-- start --

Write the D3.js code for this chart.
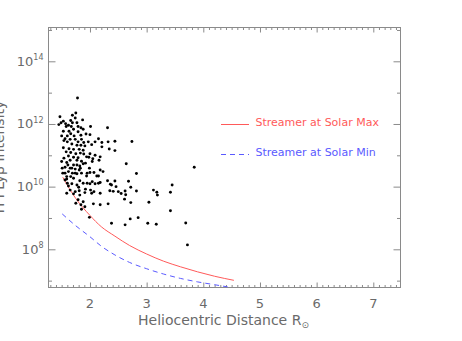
<!DOCTYPE html>
<html>
<head>
<script src="https://cdn.jsdelivr.net/npm/d3@7"></script>
<style>
body {margin: 0; background-color: #fff; overflow: hidden;}
text {font-family: "DejaVu Sans", sans-serif;}
</style>
</head>
<body>
<div id="canvas"></div>
<script>

// x ticks (heliocentric distance) and y ticks (powers of ten)
var xMajor = [2, 3, 4, 5, 6, 7];
var yMajorExp = [8, 10, 12, 14];
var yMinorExp = [7, 9, 11, 13, 15];

// model curves, log10 of intensity
var maxR    = [1.52, 1.75, 2.0, 2.2, 2.44, 2.7, 3.0, 3.3, 3.6, 3.9, 4.2, 4.54];
var maxLogI = [10.30, 9.62, 9.08, 8.72, 8.42, 8.12, 7.85, 7.62, 7.44, 7.28, 7.14, 7.01];
var minR    = [1.51, 1.75, 2.0, 2.2, 2.44, 2.7, 3.0, 3.3, 3.6, 3.9, 4.2, 4.43];
var minLogI = [9.13, 8.75, 8.40, 8.10, 7.82, 7.58, 7.38, 7.21, 7.07, 6.96, 6.87, 6.80];

// observations: [distance, log10 intensity]
var obs = [
[1.78,12.83],[1.75,12.35],[1.69,12.28],[1.47,12.23],[1.74,12.19],[1.87,12.13],[1.66,12.11],[1.53,12.09],
[1.49,12.04],[1.57,12.01],[1.69,12.04],[1.77,12.04],[1.45,11.98],[1.62,11.96],[1.58,11.92],[1.67,11.92],
[1.79,11.92],[1.84,11.88],[2.01,11.92],[2.31,11.88],[1.71,11.83],[1.88,11.83],[1.53,11.77],[1.63,11.77],
[1.79,11.75],[1.66,11.69],[1.93,11.68],[1.50,11.62],[1.60,11.62],[1.72,11.62],[1.84,11.64],[2.00,11.66],
[1.56,11.53],[1.65,11.51],[1.74,11.51],[1.85,11.51],[2.15,11.53],[2.21,11.41],[2.09,11.43],[1.97,11.43],
[1.89,11.41],[1.79,11.43],[1.60,11.43],[1.54,11.47],[1.68,11.36],[1.77,11.32],[1.84,11.32],[1.91,11.30],
[2.03,11.34],[2.32,11.43],[2.44,11.45],[2.44,11.15],[2.21,11.27],[1.53,11.24],[1.63,11.21],[1.71,11.19],
[1.81,11.19],[1.88,11.16],[1.58,11.11],[1.66,11.09],[1.75,11.05],[1.89,11.04],[2.00,11.05],[2.09,11.00],
[2.18,10.95],[1.62,10.98],[1.71,10.94],[1.79,10.92],[1.94,10.95],[2.05,10.89],[2.16,10.84],[1.65,10.84],
[1.77,10.84],[1.85,10.81],
[1.50,10.80],[1.59,10.77],[1.71,10.69],[1.82,10.66],[1.88,10.73],[1.56,10.62],[1.65,10.59],[1.74,10.56],
[1.81,10.53],[1.62,10.48],[1.52,10.43],[1.69,10.43],[1.77,10.41],[1.85,10.43],[2.00,10.45],[2.18,10.53],
[2.23,10.48],[1.59,10.32],[1.66,10.32],[1.94,10.34],[2.15,10.34],[1.56,10.21],[1.82,10.19],[1.88,10.11],
[2.00,10.09],[2.09,10.09],[2.18,10.13],[2.31,10.19],[2.38,10.05],[2.46,10.00],[1.60,10.11],[1.68,10.09],
[1.77,10.05],[1.65,9.89],[1.74,9.84],[1.81,9.87],[1.91,9.81],[2.03,9.79],[2.18,9.79],[2.35,9.87],
[2.50,9.84],[1.59,9.79],[1.71,9.77],[1.82,9.73],[1.79,9.58],[1.75,9.47],[1.88,9.52],[1.84,9.42],
[1.91,9.36],[2.06,9.45],[2.18,9.42],[2.32,9.45],[1.85,9.28],[1.99,9.02],[2.38,8.83],
[1.83,11.07],[1.98,10.94],[1.54,10.91],[2.04,10.80],[1.61,10.69],[1.77,10.69],[1.92,10.75],[1.51,10.59],
[1.68,10.59],[1.83,10.59],[1.99,10.59],[1.56,10.43],[1.74,10.43],[1.95,10.43],[2.07,10.45],[2.12,10.34],
[1.59,10.24],[1.71,10.27],[1.95,10.11],[2.04,10.16],[2.15,10.11],[2.36,10.08],[1.62,10.02],[1.80,9.98],
[1.92,9.92],[2.01,9.89],[2.07,9.84],
[2.74,11.44],[2.34,11.20],[2.64,10.73],[2.82,10.42],[2.44,10.18],[2.68,10.17],[2.72,9.98],[3.45,10.05],
[2.41,9.85],[2.55,9.78],[2.62,9.86],[2.63,9.74],[2.82,9.86],[3.12,9.89],[3.18,9.82],[3.19,9.73],
[3.42,9.82],[2.61,9.60],[2.72,9.49],[3.04,9.50],[3.42,9.23],[2.71,8.97],[2.85,9.01],[2.62,8.78],
[3.02,8.83],[3.17,8.80],[3.69,8.84],[3.84,10.62],[3.72,8.14]
];

var legendNames = ["Streamer at Solar Max", "Streamer at Solar Min"];

var width = 462, height = 341;
var textColor = "#6a6a6a", lineColor = "#8a8a8a";
var red = "#ff5a5a", blue = "#5a5aff";

var svg = d3.select("#canvas").append("svg")
        .attr("width", width)
        .attr("height", height);

var x = d3.scaleLinear().domain([1.268, 7.48]).range([48.5, 400.5]);
var y = d3.scaleLog().domain([Math.pow(10, 6.781), Math.pow(10, 15.079)]).range([287.5, 27.5]);

var xMinor = d3.range(13, 75).map(function (d) { return d / 10; })
        .filter(function (d) { return xMajor.indexOf(d) < 0; });
var yMajor = yMajorExp.map(function (e) { return Math.pow(10, e); });
var yMinor = yMinorExp.map(function (e) { return Math.pow(10, e); });

function styleAxis(g) {
    g.select(".domain").remove();
    g.selectAll("line").attr("stroke", lineColor);
    g.selectAll("text").remove();
}

// ticks on all four sides, pointing inward
svg.append("g").attr("transform", "translate(0,287.5)")
        .call(d3.axisBottom(x).tickValues(xMajor).tickSize(-5)).call(styleAxis);
svg.append("g").attr("transform", "translate(0,287.5)")
        .call(d3.axisBottom(x).tickValues(xMinor).tickSize(-2.5)).call(styleAxis);
svg.append("g").attr("transform", "translate(0,27.5)")
        .call(d3.axisTop(x).tickValues(xMajor).tickSize(-5)).call(styleAxis);
svg.append("g").attr("transform", "translate(0,27.5)")
        .call(d3.axisTop(x).tickValues(xMinor).tickSize(-2.5)).call(styleAxis);
svg.append("g").attr("transform", "translate(48.5,0)")
        .call(d3.axisLeft(y).tickValues(yMajor).tickSize(-7)).call(styleAxis);
svg.append("g").attr("transform", "translate(48.5,0)")
        .call(d3.axisLeft(y).tickValues(yMinor).tickSize(-3.5)).call(styleAxis);
svg.append("g").attr("transform", "translate(400.5,0)")
        .call(d3.axisRight(y).tickValues(yMajor).tickSize(-7)).call(styleAxis);
svg.append("g").attr("transform", "translate(400.5,0)")
        .call(d3.axisRight(y).tickValues(yMinor).tickSize(-3.5)).call(styleAxis);

svg.append("rect")
        .attr("x", 48.5).attr("y", 27.5)
        .attr("width", 352).attr("height", 260)
        .attr("fill", "none").attr("stroke", lineColor);

// tick labels
svg.selectAll(".xlab").data(xMajor).enter().append("text")
        .attr("x", function (d) { return x(d); })
        .attr("y", 307.5)
        .attr("text-anchor", "middle")
        .attr("font-size", "13px")
        .attr("fill", textColor)
        .text(function (d) { return d; });

var ylab = svg.selectAll(".ylab").data(yMajorExp).enter().append("text")
        .attr("x", 43.5)
        .attr("y", function (d) { return y(Math.pow(10, d)) + 4.5; })
        .attr("text-anchor", "end")
        .attr("font-size", "13px")
        .attr("fill", textColor)
        .text("10");
ylab.append("tspan")
        .attr("dy", -5.7)
        .attr("font-size", "8px")
        .text(function (d) { return d; });

// axis titles
var xt = svg.append("text")
        .attr("x", 223.5).attr("y", 325)
        .attr("text-anchor", "middle")
        .attr("font-size", "14px")
        .attr("fill", textColor)
        .text("Heliocentric Distance R");
xt.append("tspan").attr("dy", 3).attr("font-size", "9px").text("\u2299");

svg.append("text")
        .attr("transform", "translate(3.5,157) rotate(-90)")
        .attr("text-anchor", "middle")
        .attr("font-size", "14px")
        .attr("fill", textColor)
        .text("H I Ly\u03b2 Intensity");

// curves
var line = d3.line()
        .x(function (d) { return x(d[0]); })
        .y(function (d) { return y(Math.pow(10, d[1])); })
        .curve(d3.curveMonotoneX);

svg.append("path")
        .datum(maxR.map(function (r, i) { return [r, maxLogI[i]]; }))
        .attr("d", line)
        .attr("fill", "none")
        .attr("stroke", red)
        .attr("stroke-width", 1);

svg.append("path")
        .datum(minR.map(function (r, i) { return [r, minLogI[i]]; }))
        .attr("d", line)
        .attr("fill", "none")
        .attr("stroke", blue)
        .attr("stroke-width", 1)
        .attr("stroke-dasharray", "5,4");

// data points
svg.selectAll("circle").data(obs).enter().append("circle")
        .attr("cx", function (d) { return x(d[0]); })
        .attr("cy", function (d) { return y(Math.pow(10, d[1])); })
        .attr("r", 1.45)
        .attr("fill", "black");

// legend
var legendY = [124.5, 154.5];
var legendColors = [red, blue];
legendNames.forEach(function (name, i) {
    svg.append("line")
            .attr("x1", 221).attr("x2", 249)
            .attr("y1", legendY[i]).attr("y2", legendY[i])
            .attr("stroke", legendColors[i])
            .attr("stroke-dasharray", i == 1 ? "5,4" : null);
    svg.append("text")
            .attr("x", 255.5).attr("y", legendY[i] + 1.5)
            .attr("font-size", "11px")
            .attr("fill", legendColors[i])
            .text(name);
});

</script>
</body>
</html>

-- end --

> Set problem
Repeat only the lines from the beginning of the material through the line containing "var yMinorExp = [7, 9, 11, 13, 15];", both ends kept, leaving pictures out.

> Worked solution
Write the D3.js code for this chart.
<!DOCTYPE html>
<html>
<head>
<script src="https://cdn.jsdelivr.net/npm/d3@7"></script>
<style>
body {margin: 0; background-color: #fff; overflow: hidden;}
text {font-family: "DejaVu Sans", sans-serif;}
</style>
</head>
<body>
<div id="canvas"></div>
<script>

// x ticks (heliocentric distance) and y ticks (powers of ten)
var xMajor = [2, 3, 4, 5, 6, 7];
var yMajorExp = [8, 10, 12, 14];
var yMinorExp = [7, 9, 11, 13, 15];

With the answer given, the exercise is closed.